In a significant development, the House Financial Services Committee has successfully passed the CBDC Anti-Surveillance State Act, a bill aimed at preventing the Federal Reserve from issuing a central bank digital currency (CBDC).
Representative Tom Emmer, known for his support of decentralized cryptocurrencies, announced on social media that the legislation had received approval from the committee and is now on its way to a congressional vote.
The bill has gained broad support, with 60 members of Congress backing it. Emmer emphasized the importance of halting the creation of a financial surveillance tool that could potentially threaten the privacy of American citizens.
Emmer made a clear distinction between decentralized cryptocurrencies and CBDCs. He described CBDCs as government-controlled digital currencies that operate on a government-maintained digital ledger. He expressed concern that if a CBDC did not prioritize privacy and emulate cash, it could allow the government to monitor and impose restrictions on American transactions.
Drawing parallels with China’s approach, where a CBDC is used to track spending and create a social credit system, Emmer argued that the U.S. government should not compromise the financial privacy of its citizens in exchange for a surveillance-oriented central bank digital currency.
The bill proposed by Emmer aims to ensure that any digital currency issued by the U.S. remains under the control of the American people rather than being controlled by the government.
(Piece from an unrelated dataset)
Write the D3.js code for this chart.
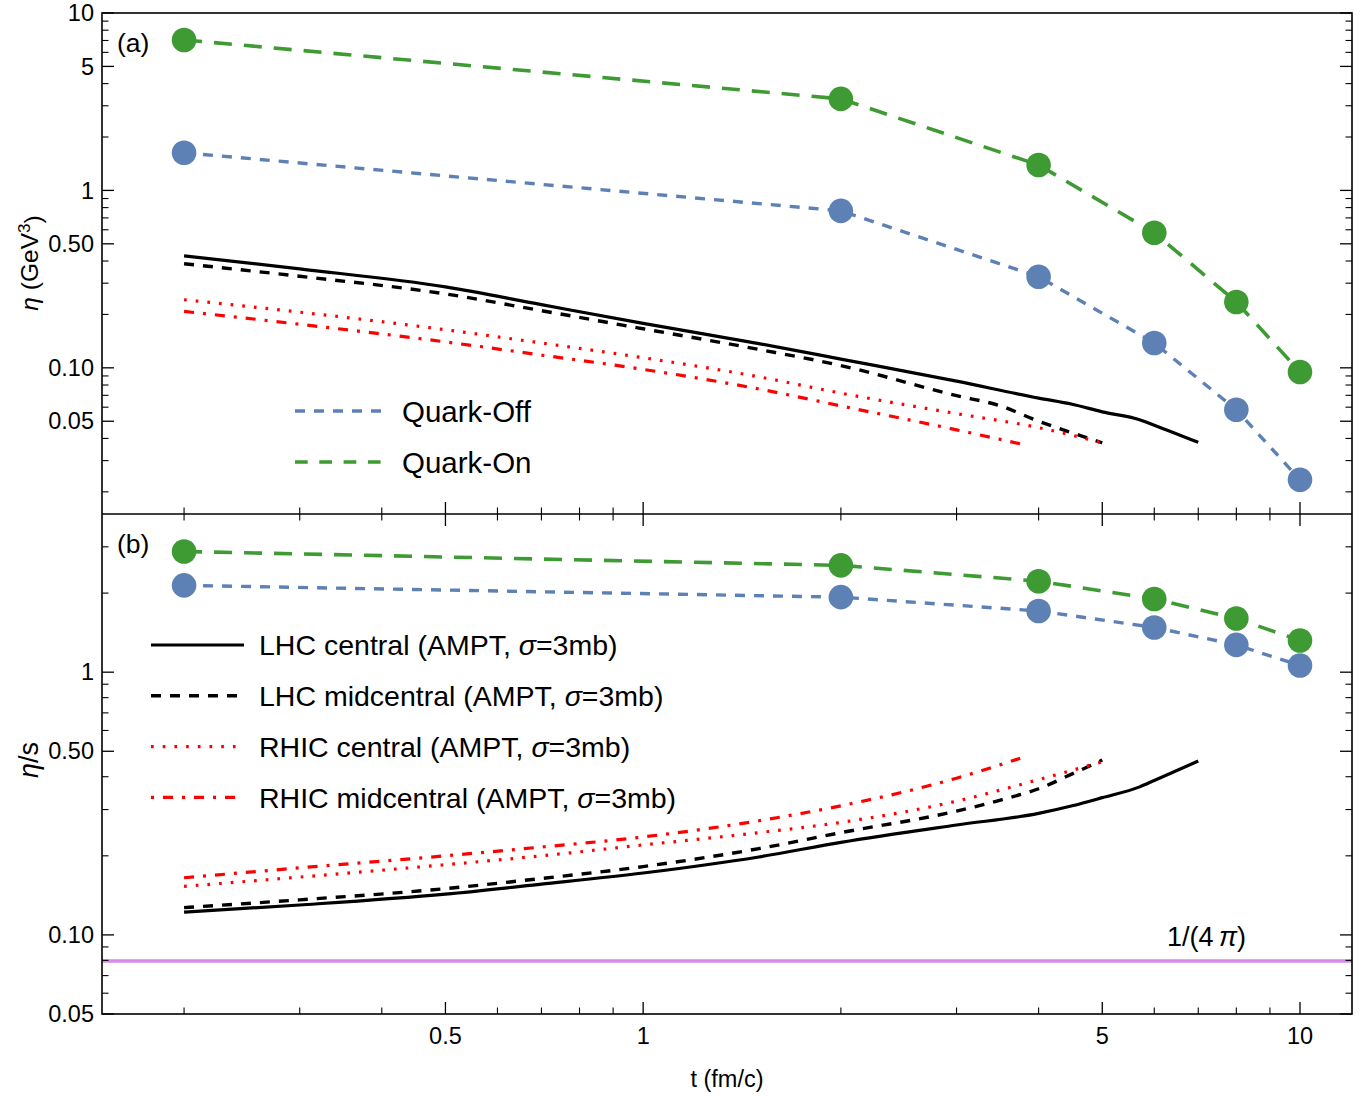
<!DOCTYPE html>
<html><head><meta charset="utf-8">
<script src="https://cdn.jsdelivr.net/npm/d3@7"></script>
<style>
body{margin:0;background:#fff}
svg{display:block}
text{font-family:"Liberation Sans", Arial, sans-serif; fill:#000}
</style>
</head><body>
<svg id="c" width="1362" height="1096"></svg>
<script>
// ---------------- data ----------------
const quarkT = [0.2, 2, 4, 6, 8, 10];
const etaQuarkOff = [1.63, 0.767, 0.326, 0.138, 0.058, 0.0234];
const etaQuarkOn  = [7.05, 3.28, 1.39, 0.577, 0.235, 0.0948];
const etasQuarkOff = [2.14, 1.93, 1.71, 1.48, 1.27, 1.06];
const etasQuarkOn  = [2.88, 2.55, 2.22, 1.90, 1.60, 1.32];

const tLhcCentral = [0.2, 0.3, 0.5, 0.7, 1, 1.5, 2, 3, 4, 4.5, 5, 5.7, 6, 7];
const etaLhcCentral  = [0.428, 0.361, 0.286, 0.227, 0.178, 0.137, 0.112, 0.0841, 0.0675, 0.0623, 0.0565, 0.051, 0.0475, 0.038];
const etasLhcCentral = [0.122, 0.130, 0.143, 0.156, 0.172, 0.198, 0.225, 0.262, 0.290, 0.310, 0.333, 0.366, 0.387, 0.459];

const tLhcMid = [0.2, 0.3, 0.5, 0.7, 1, 1.5, 2, 3, 3.5, 4, 4.5, 5];
const etaLhcMid  = [0.386, 0.328, 0.261, 0.210, 0.166, 0.127, 0.103, 0.0697, 0.061, 0.050, 0.043, 0.0378];
const etasLhcMid = [0.127, 0.136, 0.150, 0.164, 0.182, 0.213, 0.245, 0.296, 0.326, 0.360, 0.41, 0.463];

const tRhicCentral = [0.2, 0.3, 0.5, 0.7, 1, 1.5, 2, 3, 4, 5];
const etaRhicCentral  = [0.242, 0.206, 0.164, 0.138, 0.114, 0.089, 0.072, 0.0552, 0.046, 0.0378];
const etasRhicCentral = [0.153, 0.166, 0.185, 0.200, 0.220, 0.245, 0.268, 0.323, 0.39, 0.456];

const tRhicMid = [0.2, 0.3, 0.5, 0.7, 1, 1.5, 2, 3, 3.75];
const etaRhicMid  = [0.208, 0.176, 0.140, 0.118, 0.098, 0.076, 0.061, 0.0447, 0.0373];
const etasRhicMid = [0.165, 0.180, 0.200, 0.216, 0.236, 0.272, 0.31, 0.395, 0.47];

const kssBound = 1 / (4 * Math.PI);

const xMajor = [0.5, 1, 5, 10];
const xMajorLabels = ["0.5", "1", "5", "10"];
const xMinor = [0.2, 0.3, 0.4, 0.6, 0.7, 0.8, 0.9, 2, 3, 4, 6, 7, 8, 9];

const yMajorA = [0.05, 0.1, 0.5, 1, 5, 10];
const yMajorALabels = ["0.05", "0.10", "0.50", "1", "5", "10"];
const yMinorA = [0.02, 0.03, 0.04, 0.06, 0.07, 0.08, 0.09, 0.2, 0.3, 0.4, 0.6, 0.7, 0.8, 0.9, 2, 3, 4, 6, 7, 8, 9];
const yMajorB = [0.05, 0.1, 0.5, 1];
const yMajorBLabels = ["0.05", "0.10", "0.50", "1"];
const yMinorB = [0.06, 0.07, 0.08, 0.09, 0.2, 0.3, 0.4, 0.6, 0.7, 0.8, 0.9, 2, 3];

// ---------------- layout ----------------
const L = 102, R = 1352, TA = 13, MID = 514, BB = 1014;
const BLUE = "#5e81b5", GREEN = "#3e9a33", PURPLE = "#d68ae8", RED = "#ff0000";

const svg = d3.select("#c");
const x = d3.scaleLog().domain([0.15, 12]).range([L, R]);
const yA = d3.scaleLog().domain([0.015, 10]).range([MID, TA]);
const yB = d3.scaleLog().domain([0.05, 4]).range([BB, MID]);

svg.append("defs").html(
  `<clipPath id="clipA"><rect x="${L}" y="${TA}" width="${R-L}" height="${MID-TA}"/></clipPath>
   <clipPath id="clipB"><rect x="${L}" y="${MID}" width="${R-L}" height="${BB-MID}"/></clipPath>`);

const styles = {
  lhcC: {stroke: "#000", dash: null, w: 3.2},
  lhcM: {stroke: "#000", dash: "10,9", w: 3.4},
  rhicC: {stroke: RED, dash: "2.7,9", w: 3.2},
  rhicM: {stroke: RED, dash: "10,9,3,9", w: 3.2},
  qOff: {stroke: BLUE, dash: "10,9", w: 3.4},
  qOn: {stroke: GREEN, dash: "18,12", w: 3.6}
};

function drawPanel(y, clip, series, quark) {
  const g = svg.append("g").attr("clip-path", `url(#${clip})`);
  series.forEach(s => {
    const pts = s.t.map((t, i) => ({t, v: s.v[i]}));
    const st = styles[s.key];
    g.append("path").datum(pts)
      .attr("d", d3.line().x(d => x(d.t)).y(d => y(d.v)).curve(d3.curveMonotoneX))
      .attr("fill", "none").attr("stroke", st.stroke).attr("stroke-width", st.w)
      .attr("stroke-dasharray", st.dash);
  });
  quark.forEach(s => {
    const pts = quarkT.map((t, i) => ({t, v: s.v[i]}));
    const st = styles[s.key];
    g.append("path").datum(pts)
      .attr("d", d3.line().x(d => x(d.t)).y(d => y(d.v)))
      .attr("fill", "none").attr("stroke", st.stroke).attr("stroke-width", st.w)
      .attr("stroke-dasharray", st.dash);
  });
  quark.forEach(s => {
    const pts = quarkT.map((t, i) => ({t, v: s.v[i]}));
    g.selectAll(null).data(pts).enter().append("circle")
      .attr("cx", d => x(d.t)).attr("cy", d => y(d.v)).attr("r", 12.3)
      .attr("fill", styles[s.key].stroke);
  });
}

// 1/(4pi) line
svg.append("line").attr("x1", L).attr("x2", R).attr("y1", yB(kssBound)).attr("y2", yB(kssBound))
  .attr("stroke", PURPLE).attr("stroke-width", 3.5);

drawPanel(yA, "clipA", [
  {key: "lhcC", t: tLhcCentral, v: etaLhcCentral},
  {key: "lhcM", t: tLhcMid, v: etaLhcMid},
  {key: "rhicC", t: tRhicCentral, v: etaRhicCentral},
  {key: "rhicM", t: tRhicMid, v: etaRhicMid}
], [
  {key: "qOff", v: etaQuarkOff},
  {key: "qOn", v: etaQuarkOn}
]);
drawPanel(yB, "clipB", [
  {key: "lhcC", t: tLhcCentral, v: etasLhcCentral},
  {key: "lhcM", t: tLhcMid, v: etasLhcMid},
  {key: "rhicC", t: tRhicCentral, v: etasRhicCentral},
  {key: "rhicM", t: tRhicMid, v: etasRhicMid}
], [
  {key: "qOff", v: etasQuarkOff},
  {key: "qOn", v: etasQuarkOn}
]);

// ---------------- frames & ticks ----------------
const MAJ = 12, MIN = 6.5;
const axG = svg.append("g").attr("stroke", "#000");
function hTicks(yPos, dir) {
  xMajor.forEach(t => axG.append("line").attr("x1", x(t)).attr("x2", x(t)).attr("y1", yPos).attr("y2", yPos + dir*MAJ).attr("stroke-width", 1.3));
  xMinor.forEach(t => axG.append("line").attr("x1", x(t)).attr("x2", x(t)).attr("y1", yPos).attr("y2", yPos + dir*MIN).attr("stroke-width", 1.1));
}
function vTicks(y, maj, min, xPos, dir) {
  maj.forEach(v => axG.append("line").attr("y1", y(v)).attr("y2", y(v)).attr("x1", xPos).attr("x2", xPos + dir*MAJ).attr("stroke-width", 1.3));
  min.forEach(v => axG.append("line").attr("y1", y(v)).attr("y2", y(v)).attr("x1", xPos).attr("x2", xPos + dir*MIN).attr("stroke-width", 1.1));
}
hTicks(MID, -1);
hTicks(MID, 1);
hTicks(BB, -1);
vTicks(yA, yMajorA, yMinorA, L, 1);
vTicks(yA, yMajorA, yMinorA, R, -1);
vTicks(yB, yMajorB, yMinorB, L, 1);
vTicks(yB, yMajorB, yMinorB, R, -1);
axG.append("rect").attr("x", L).attr("y", TA).attr("width", R-L).attr("height", BB-TA).attr("fill", "none").attr("stroke-width", 1.6);
axG.append("line").attr("x1", L).attr("x2", R).attr("y1", MID).attr("y2", MID).attr("stroke-width", 1.6);

// tick labels
const FS = 23.5;
yMajorA.forEach((v, i) => svg.append("text").attr("x", L - 8).attr("y", yA(v)).attr("dy", "0.35em")
  .attr("text-anchor", "end").attr("font-size", FS).text(yMajorALabels[i]));
yMajorB.forEach((v, i) => svg.append("text").attr("x", L - 8).attr("y", yB(v)).attr("dy", "0.35em")
  .attr("text-anchor", "end").attr("font-size", FS).text(yMajorBLabels[i]));
xMajor.forEach((t, i) => svg.append("text").attr("x", x(t)).attr("y", BB + 30)
  .attr("text-anchor", "middle").attr("font-size", FS).text(xMajorLabels[i]));

// axis titles
svg.append("text").attr("x", 727).attr("y", 1087).attr("text-anchor", "middle").attr("font-size", 23.5).text("t (fm/c)");
const ytA = svg.append("text").attr("transform", "translate(38,263) rotate(-90)").attr("text-anchor", "middle").attr("font-size", 24.5);
ytA.append("tspan").attr("font-style", "italic").text("η");
ytA.append("tspan").text(" (GeV");
ytA.append("tspan").attr("dy", "-0.45em").attr("font-size", 17).text("3");
ytA.append("tspan").attr("dy", "0.45em").text(")");
const ytB = svg.append("text").attr("transform", "translate(38,760) rotate(-90)").attr("text-anchor", "middle").attr("font-size", 27);
ytB.append("tspan").attr("font-style", "italic").text("η");
ytB.append("tspan").text("/s");

// panel labels
svg.append("text").attr("x", 117).attr("y", 52).attr("font-size", 26.5).text("(a)");
svg.append("text").attr("x", 117).attr("y", 553).attr("font-size", 26.5).text("(b)");

// 1/(4π)
const kt = svg.append("text").attr("x", 1167).attr("y", 946).attr("font-size", 27);
kt.append("tspan").text("1/(4\u2009");
kt.append("tspan").attr("font-style", "italic").text("π");
kt.append("tspan").text(")");

// ---------------- legends ----------------
const legendA = [
  {key: "qOff", label: "Quark-Off"},
  {key: "qOn", label: "Quark-On"}
];
legendA.forEach((d, i) => {
  const yy = 411 + i * 51, st = styles[d.key];
  svg.append("line").attr("x1", 295).attr("x2", 382).attr("y1", yy).attr("y2", yy)
    .attr("stroke", st.stroke).attr("stroke-width", st.w).attr("stroke-dasharray", d.key === "qOn" ? "12.7,11.6" : "10,9");
  svg.append("text").attr("x", 402).attr("y", yy).attr("dy", "0.36em").attr("font-size", 29.5).text(d.label);
});
const legendB = [
  {key: "lhcC", label: "LHC central (AMPT, "},
  {key: "lhcM", label: "LHC midcentral (AMPT, "},
  {key: "rhicC", label: "RHIC central (AMPT, "},
  {key: "rhicM", label: "RHIC midcentral (AMPT, "}
];
legendB.forEach((d, i) => {
  const yy = 645 + i * 50.8, st = styles[d.key];
  svg.append("line").attr("x1", 151).attr("x2", 244).attr("y1", yy).attr("y2", yy)
    .attr("stroke", st.stroke).attr("stroke-width", st.w).attr("stroke-dasharray", d.key === "rhicM" ? "3,9,10,9" : st.dash);
  const tx = svg.append("text").attr("x", 259).attr("y", yy).attr("dy", "0.36em").attr("font-size", 28.5);
  tx.append("tspan").text(d.label);
  tx.append("tspan").attr("font-style", "italic").text("σ");
  tx.append("tspan").text("=3mb)");
});
</script>
</body></html>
It seeks to uphold values such as privacy, individual sovereignty, and a competitive free market, which are fundamental American ideals.
Emmer stressed the need for a future global digital economy that aligns with these principles. He stated that a central bank digital currency lacking openness, permissionless access, and privacy similar to cash would only serve as a surveillance tool, similar to what the Chinese Communist Party uses.
The revised version of the bill introduces two significant changes. Firstly, it prohibits the concept of “intermediated CBDCs,” which are CBDCs issued by the Federal Reserve but managed by retail banks and other financial institutions instead of being directly controlled by the Fed. Additionally, the updated version removes the requirement for the Federal Reserve to report any CBDC pilot programs or studies to Congress, with separate bills addressing these matters.
The advancement of the CBDC Anti-Surveillance State Act in Congress represents a notable step in the ongoing discussions about the potential issuance of a central bank digital currency in the United States. With bipartisan support and a focus on preserving American values and privacy, the bill serves as a platform for further discussions about the future of digital currency in the country.